1. Field of the Invention
The present invention relates to the general field of molten metal baths for the gasification of materials containing hydrogen and carbon.
2. Discussion of the Prior Art
There is a large and growing market for high-pressure, high-purity hydrogen gas and carbon monoxide gas in oil refining, petrochemical and other industrial markets worldwide. The conventional means for the production of these gases are steam-methane catalytic reforming and vapor-phase gasification of hydrocarbons. While not widely practiced, some inventors have described the use of molten metal reactors utilizing a single reaction zone, such as U.S. Pat. Nos. 4,496,369, 4,511,372, 4,574,714 and 4,602,574, to gasify hydrocarbons. By operating in a single reaction zone, all of the above-mentioned gasifiers produce a single mixed-gas product in which the hydrogen and carbon monoxide are combined. If the objective is to produce a hydrogen-rich gas, then it is necessary to add expensive downstream equipment to remove the carbon monoxide or to convert it to hydrogen (through a water-gas shift reaction). Alternatively, if the objective is to produce a carbon monoxide-rich gas, then the hydrogen must be removed by expensive downstream methods.

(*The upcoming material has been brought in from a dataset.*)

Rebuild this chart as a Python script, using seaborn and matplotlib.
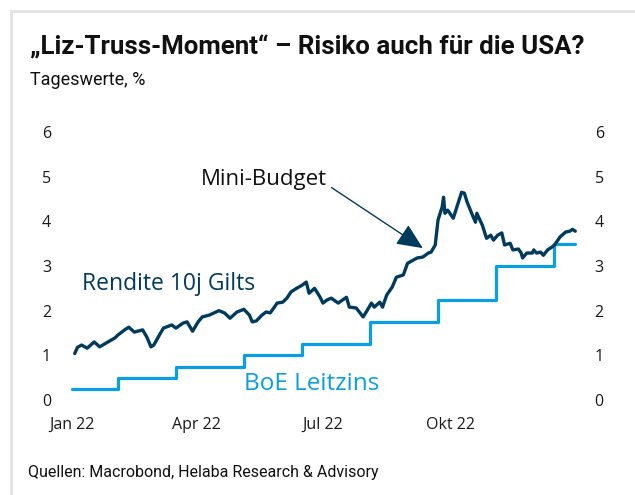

Some inventors have described the use of molten metal gasifiers which use two or more reaction zones, such that a hydrogen-rich gas can be produced in a first zone and carbon, which dissolves in the molten iron, is removed by reaction with oxygen in a second (or later) zone. Rasor (in U.S. Pat. Nos. 4,187,672 and 4,244,180) describes a hydrocarbon gasification process in which solid hydrocarbons such as coal are lowered onto the surface of a molten iron bath zone in which high temperature cracking of the hydrocarbons into lighter molecular weight materials takes place and residual carbon is dissolved in the molten iron. The gaseous cracked hydrocarbon products are removed via outlets in the shaft through which the feed hydrocarbon solids drops onto the molten iron. The molten iron containing dissolved carbon is transferred to a second molten iron zone in which an oxygen-containing gas is introduced to convert the carbon into carbon monoxide and raise the temperature of the iron for transfer back to the feed zone. The carbon monoxide is further oxidized above the molten iron bath and heat is recovered via a boiler or similar system. Sulfur in the feed is removed via slag formation on top of the molten iron. This process, while able to produce a hydrogen-rich gas separate from the oxidization gases, produces a relatively low-purity hydrogen-rich gas due primarily to the presence of lighter hydrocarbons which result from the cracking of the solid feed. Furthermore, no attempt is made to produce a high-purity carbon monoxide gas product.
Tyrer (in U.S. Pat. No. 1,803,221) and Nixon (in U.K. Patent 1,187,782) describe in general terms two-zone gasifier processes that have the potential to produce a high-purity hydrogen-rich gas by introducing the hydrocarbon feed below the surface of the molten iron, thereby minimizing the production of cracked products. However, by operating at atmospheric pressure, these molten-metal gasifier processes produce hydrogen-rich and carbon monoxide-rich gases at atmospheric pressure, when in fact most industrial processes require that such gases be available at higher pressures, such as 5 to 100 atmospheres absolute or higher. Thus, when using such processes, it is necessary to compress the gases prior to industrial use, which is very expensive.